Non è luogo qui di indugiare in una descrizione dei nomi e dei testi
singoli (a ciò sopperiscono abbastanza le notizie introduttive ai diversi
canzonieri o poemi o gruppi di liriche). Basterà, dopo aver riconosciuto
questo frantumarsi degli elementi di una cultura letteraria in una
moltitudine di esperienze individuali, e talora nell'ambito persino di una
singola esperienza, dar rilievo alle figure e ai fatti più salienti: oltre
i rimatori già ricordati (e il fenomeno, che essi incarnano, di un
allargarsi e ramificarsi capillare degli interessi letterari in tutte le
parti della pensiola) all'alba del secolo, la pungente fantasia satirica e
mimica dell'autore del Fiore, la robusta vena gnomica e l'infinita
curiosità di Francesco da Barberino; più tardi, la pubblicistica un po'
pettegola, ma arguta schietta e fantasiosa di un Pucci; e, con essa, che è
forse l'apporto più importante e significativo, la dovizia inconsueta dei
testi popolari e semipopolari.

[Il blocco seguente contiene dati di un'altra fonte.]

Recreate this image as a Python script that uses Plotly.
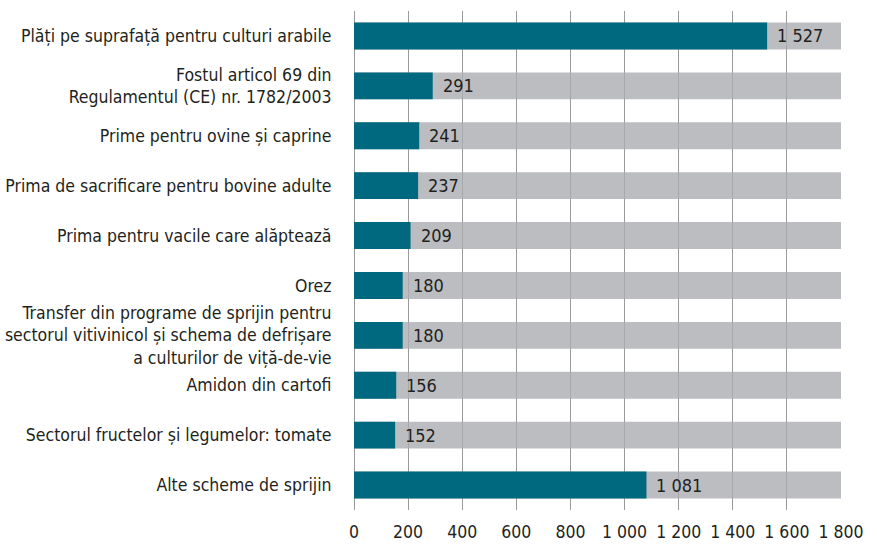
import plotly.graph_objects as go

categories = [
    "Plăți pe suprafață pentru culturi arabile",
    "Fostul articol 69 din<br>Regulamentul (CE) nr. 1782/2003",
    "Prime pentru ovine și caprine",
    "Prima de sacrificare pentru bovine adulte",
    "Prima pentru vacile care alăptează",
    "Orez",
    "Transfer din programe de sprijin pentru<br>sectorul vitivinicol și schema de defrișare<br>a culturilor de viță-de-vie",
    "Amidon din cartofi",
    "Sectorul fructelor și legumelor: tomate",
    "Alte scheme de sprijin",
]
values = [1527, 291, 241, 237, 209, 180, 180, 156, 152, 1081]
axis_max = 1800
tick_vals = [0, 200, 400, 600, 800, 1000, 1200, 1400, 1600, 1800]
background = [axis_max] * len(categories)

FONT = "DejaVu Sans Condensed, Liberation Sans Narrow, sans-serif"
TXT = "#231f20"

fig = go.Figure()
fig.add_trace(go.Bar(
    y=categories, x=background, orientation="h",
    marker=dict(color="rgba(171,172,178,0.8)", line=dict(width=0)),
    width=0.54, hoverinfo="skip", showlegend=False,
))
fig.add_trace(go.Bar(
    y=categories, x=values, orientation="h",
    marker=dict(color="#00697f", line=dict(width=0)),
    width=0.54, showlegend=False,
))

for c, v in zip(categories, values):
    fig.add_annotation(
        x=v, y=c, text=f"{v:,}".replace(",", " "), showarrow=False,
        xanchor="left", xshift=8, yshift=0,
        font=dict(family=FONT, size=18, color=TXT),
    )

fig.update_layout(
    width=877, height=550,
    margin=dict(l=354, r=36, t=11, b=40),
    barmode="overlay",
    plot_bgcolor="white", paper_bgcolor="white",
    separators=", ",
    font=dict(family=FONT, size=17, color=TXT),
    xaxis=dict(
        range=[0, axis_max], tickvals=tick_vals, separatethousands=True,
        showgrid=True, gridcolor="#9a9a9a", gridwidth=1.3,
        zeroline=True, zerolinecolor="#9a9a9a", zerolinewidth=1.3,
        ticks="outside", ticklen=6, tickcolor="rgba(0,0,0,0)", showline=False,
        tickfont=dict(family=FONT, size=17.5, color=TXT),
        fixedrange=True, automargin=False,
    ),
    yaxis=dict(
        autorange="reversed", showgrid=False, showline=False, zeroline=False,
        ticks="outside", ticklen=18, tickcolor="rgba(0,0,0,0)",
        tickfont=dict(family=FONT, size=17.5, color=TXT),
        automargin=False,
    ),
)

fig.write_html("out.html")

Cantári, serventesi, laudi e
rappresentazioni sacre, frottole, strambotti, favole e proverbi: è tutta
una ricca letteratura, che rappresenta la maggior somma di invenzioni e di
modi veramente nuovi in questa poesia minore trecentesca, e, soprattutto
nei cantàri, oltreché la più fertile di schiette, se pur tenui emozioni
poetiche, anche la più attiva, in quanto è quella che maggiormente opera a
svincolare anche la letteratura ufficiale dagli schemi del passato, ad
aprirle nuove vie, ad offrirle temi inusitati e fecondi. Anche questo
rilievo inconsueto, che acquista nel Trecento la letteratura popolare, ci
aiuta a definire meglio gli aspetti minori di una civiltà caratterizzata
appunto dai segni della molteplicità, della varietà, dell'estremo
empirismo dei tentativi e dei linguaggi; il che comporta anche, nonostante
tutto, il senso di una più larga apertura, di una più varia ricchezza, e
cioè l'affacciarsi almeno potenziale, di una problematica letteraria più
duttile e in parte più moderna, più promettente, che per altro, nel
trionfo dell'ideale umanistico (che tende sempre più a svincolarsi dalle
sue origini e ad affermarsi nella sua astratta assolutezza) era destinata
a rimanere da noi senza proseguimento e sviluppo.